(Records from a data collection)
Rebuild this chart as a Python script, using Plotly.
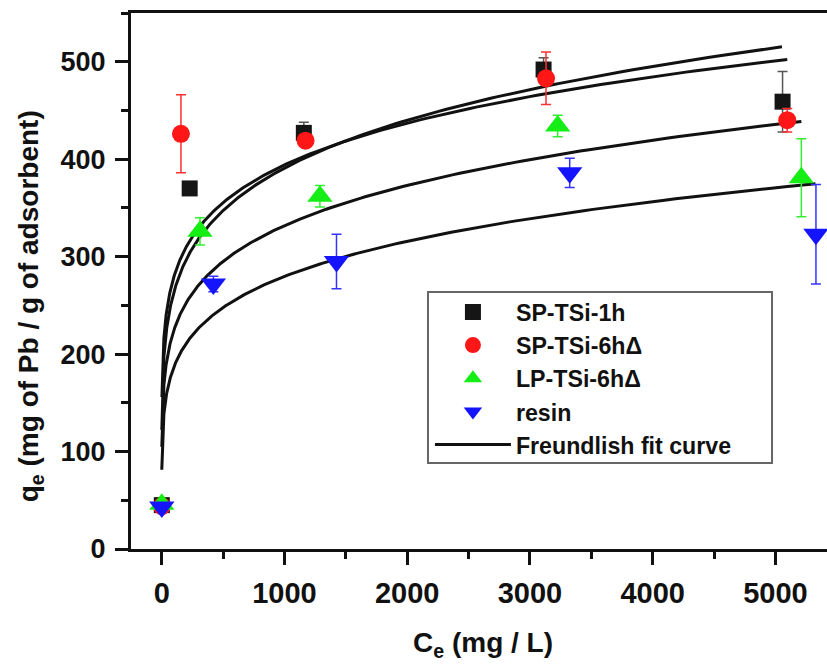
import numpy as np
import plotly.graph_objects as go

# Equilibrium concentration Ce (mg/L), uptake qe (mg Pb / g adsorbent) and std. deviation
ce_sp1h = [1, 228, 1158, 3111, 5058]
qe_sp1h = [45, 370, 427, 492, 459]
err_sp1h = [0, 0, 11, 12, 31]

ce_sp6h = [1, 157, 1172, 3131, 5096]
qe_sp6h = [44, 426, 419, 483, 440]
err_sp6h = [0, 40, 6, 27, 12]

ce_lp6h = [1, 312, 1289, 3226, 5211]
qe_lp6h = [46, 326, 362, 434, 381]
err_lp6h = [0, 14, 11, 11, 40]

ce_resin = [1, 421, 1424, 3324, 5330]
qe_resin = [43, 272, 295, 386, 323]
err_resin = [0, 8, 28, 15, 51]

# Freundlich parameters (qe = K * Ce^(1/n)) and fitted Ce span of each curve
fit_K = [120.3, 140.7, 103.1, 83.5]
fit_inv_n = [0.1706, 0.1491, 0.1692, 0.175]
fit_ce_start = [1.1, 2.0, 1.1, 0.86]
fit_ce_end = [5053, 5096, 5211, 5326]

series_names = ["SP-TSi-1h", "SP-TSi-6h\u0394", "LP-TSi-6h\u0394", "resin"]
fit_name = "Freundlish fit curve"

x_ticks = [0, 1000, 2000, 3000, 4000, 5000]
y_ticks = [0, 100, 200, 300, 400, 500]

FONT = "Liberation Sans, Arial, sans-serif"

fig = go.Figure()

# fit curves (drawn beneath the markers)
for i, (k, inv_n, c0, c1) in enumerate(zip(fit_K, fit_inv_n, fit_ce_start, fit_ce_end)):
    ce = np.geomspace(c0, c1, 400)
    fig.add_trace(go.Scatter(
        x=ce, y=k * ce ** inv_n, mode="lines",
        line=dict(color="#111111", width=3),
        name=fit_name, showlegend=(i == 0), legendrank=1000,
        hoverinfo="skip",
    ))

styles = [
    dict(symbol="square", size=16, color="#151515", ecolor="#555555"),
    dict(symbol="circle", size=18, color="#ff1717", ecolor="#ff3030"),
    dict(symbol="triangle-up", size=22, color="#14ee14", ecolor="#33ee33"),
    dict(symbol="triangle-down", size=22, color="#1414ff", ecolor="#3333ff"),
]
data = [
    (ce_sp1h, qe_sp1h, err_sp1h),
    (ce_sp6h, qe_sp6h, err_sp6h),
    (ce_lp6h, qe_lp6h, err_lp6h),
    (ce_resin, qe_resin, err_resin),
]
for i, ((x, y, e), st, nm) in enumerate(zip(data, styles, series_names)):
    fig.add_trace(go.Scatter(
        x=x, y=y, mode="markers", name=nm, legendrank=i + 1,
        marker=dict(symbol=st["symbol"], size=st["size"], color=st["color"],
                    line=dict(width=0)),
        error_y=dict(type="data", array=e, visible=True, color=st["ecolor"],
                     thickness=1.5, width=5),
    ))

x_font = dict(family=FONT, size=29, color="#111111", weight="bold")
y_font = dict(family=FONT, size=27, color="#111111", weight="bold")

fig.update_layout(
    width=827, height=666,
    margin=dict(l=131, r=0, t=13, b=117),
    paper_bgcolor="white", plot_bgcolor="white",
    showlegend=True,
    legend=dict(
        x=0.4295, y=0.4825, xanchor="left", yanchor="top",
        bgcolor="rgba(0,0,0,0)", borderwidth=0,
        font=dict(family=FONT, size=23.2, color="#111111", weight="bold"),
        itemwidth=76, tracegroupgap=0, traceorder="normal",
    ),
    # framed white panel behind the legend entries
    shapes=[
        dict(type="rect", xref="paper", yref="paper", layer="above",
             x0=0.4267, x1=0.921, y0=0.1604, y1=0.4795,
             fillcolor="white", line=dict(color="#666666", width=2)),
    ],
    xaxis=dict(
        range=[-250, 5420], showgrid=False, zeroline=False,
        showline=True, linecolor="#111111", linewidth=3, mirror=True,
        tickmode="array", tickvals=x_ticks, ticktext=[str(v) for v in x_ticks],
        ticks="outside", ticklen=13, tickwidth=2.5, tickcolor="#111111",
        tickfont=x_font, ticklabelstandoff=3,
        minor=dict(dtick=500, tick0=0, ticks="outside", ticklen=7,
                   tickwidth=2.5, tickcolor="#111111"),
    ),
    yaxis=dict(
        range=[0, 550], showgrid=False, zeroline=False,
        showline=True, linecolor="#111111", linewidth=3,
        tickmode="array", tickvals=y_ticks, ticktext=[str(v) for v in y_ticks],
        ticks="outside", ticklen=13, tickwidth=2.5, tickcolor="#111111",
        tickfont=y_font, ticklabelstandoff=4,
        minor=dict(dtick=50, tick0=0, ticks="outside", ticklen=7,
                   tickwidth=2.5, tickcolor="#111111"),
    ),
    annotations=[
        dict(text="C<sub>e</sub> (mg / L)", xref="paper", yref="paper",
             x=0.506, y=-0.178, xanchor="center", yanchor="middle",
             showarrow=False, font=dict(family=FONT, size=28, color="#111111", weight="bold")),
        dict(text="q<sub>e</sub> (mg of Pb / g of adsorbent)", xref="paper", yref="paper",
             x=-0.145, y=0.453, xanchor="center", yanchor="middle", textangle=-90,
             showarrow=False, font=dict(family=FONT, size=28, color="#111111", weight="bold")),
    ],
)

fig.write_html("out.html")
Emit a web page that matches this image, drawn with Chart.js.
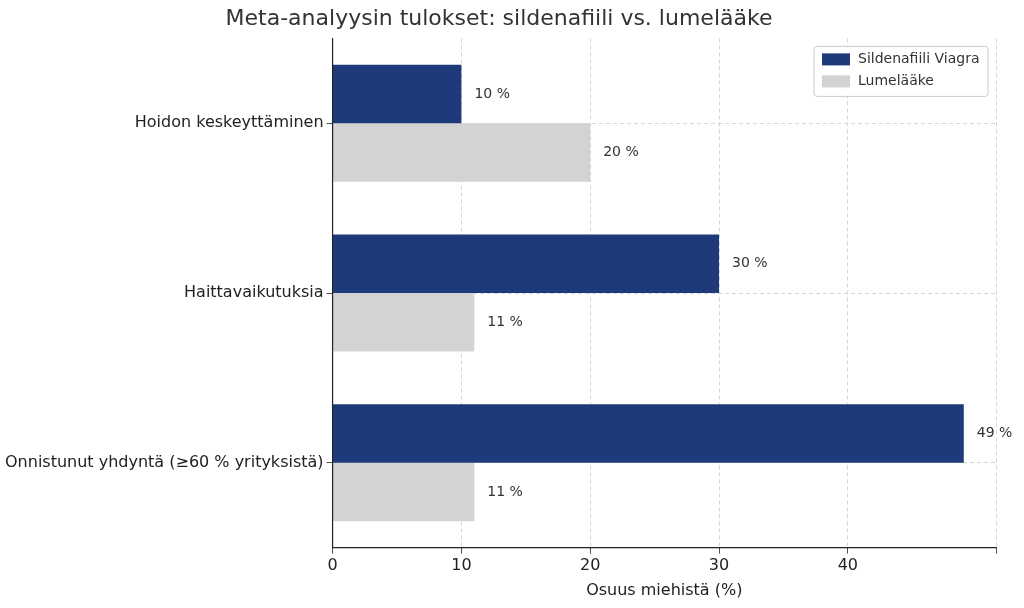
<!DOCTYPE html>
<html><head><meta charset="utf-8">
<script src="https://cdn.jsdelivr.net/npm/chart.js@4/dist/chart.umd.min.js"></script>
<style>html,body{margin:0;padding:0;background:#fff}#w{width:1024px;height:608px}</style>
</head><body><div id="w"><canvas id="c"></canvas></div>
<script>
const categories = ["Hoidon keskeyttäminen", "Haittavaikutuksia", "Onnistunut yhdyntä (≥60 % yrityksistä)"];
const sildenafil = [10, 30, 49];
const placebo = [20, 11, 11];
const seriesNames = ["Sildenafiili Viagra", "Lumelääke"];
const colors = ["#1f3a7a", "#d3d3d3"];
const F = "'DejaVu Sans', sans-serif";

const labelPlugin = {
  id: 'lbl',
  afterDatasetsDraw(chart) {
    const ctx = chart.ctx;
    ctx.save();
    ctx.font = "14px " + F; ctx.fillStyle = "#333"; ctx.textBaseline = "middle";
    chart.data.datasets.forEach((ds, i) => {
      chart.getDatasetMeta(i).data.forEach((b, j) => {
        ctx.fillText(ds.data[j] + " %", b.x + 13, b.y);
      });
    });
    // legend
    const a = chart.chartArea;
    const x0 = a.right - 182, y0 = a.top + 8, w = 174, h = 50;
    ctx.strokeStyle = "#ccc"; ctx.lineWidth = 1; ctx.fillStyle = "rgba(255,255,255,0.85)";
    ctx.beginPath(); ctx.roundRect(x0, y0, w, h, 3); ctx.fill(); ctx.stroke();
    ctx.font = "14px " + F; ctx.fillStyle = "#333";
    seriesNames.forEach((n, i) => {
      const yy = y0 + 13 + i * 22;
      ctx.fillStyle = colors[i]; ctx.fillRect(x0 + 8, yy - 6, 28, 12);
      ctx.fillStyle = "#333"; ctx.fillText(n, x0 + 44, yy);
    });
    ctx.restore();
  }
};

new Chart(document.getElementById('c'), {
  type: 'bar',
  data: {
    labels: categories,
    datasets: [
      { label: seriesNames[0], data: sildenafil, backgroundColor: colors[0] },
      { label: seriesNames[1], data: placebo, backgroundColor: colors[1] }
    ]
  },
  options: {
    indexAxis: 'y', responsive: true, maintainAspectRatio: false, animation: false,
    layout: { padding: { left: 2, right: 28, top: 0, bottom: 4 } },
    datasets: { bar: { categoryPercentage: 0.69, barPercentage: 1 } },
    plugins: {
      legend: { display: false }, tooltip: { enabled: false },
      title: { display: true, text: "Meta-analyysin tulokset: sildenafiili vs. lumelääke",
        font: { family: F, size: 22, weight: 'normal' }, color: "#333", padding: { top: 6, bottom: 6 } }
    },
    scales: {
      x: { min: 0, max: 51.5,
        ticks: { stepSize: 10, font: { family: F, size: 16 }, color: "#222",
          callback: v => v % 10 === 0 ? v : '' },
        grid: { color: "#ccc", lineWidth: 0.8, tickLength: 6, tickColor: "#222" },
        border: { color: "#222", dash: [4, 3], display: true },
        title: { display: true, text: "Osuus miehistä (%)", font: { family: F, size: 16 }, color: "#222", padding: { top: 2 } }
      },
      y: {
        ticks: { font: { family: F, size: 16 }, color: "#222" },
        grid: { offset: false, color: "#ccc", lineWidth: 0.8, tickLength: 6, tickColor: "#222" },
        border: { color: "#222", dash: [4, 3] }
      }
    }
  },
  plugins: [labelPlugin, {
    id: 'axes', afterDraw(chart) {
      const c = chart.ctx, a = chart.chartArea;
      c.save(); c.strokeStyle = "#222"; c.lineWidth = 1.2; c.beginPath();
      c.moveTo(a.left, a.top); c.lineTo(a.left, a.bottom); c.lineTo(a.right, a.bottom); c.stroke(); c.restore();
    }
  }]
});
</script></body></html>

WHAT IS EXPECTED: How many lines of the data hold the string "drawn"? Reply with the number alone.

TASK ANSWER: 2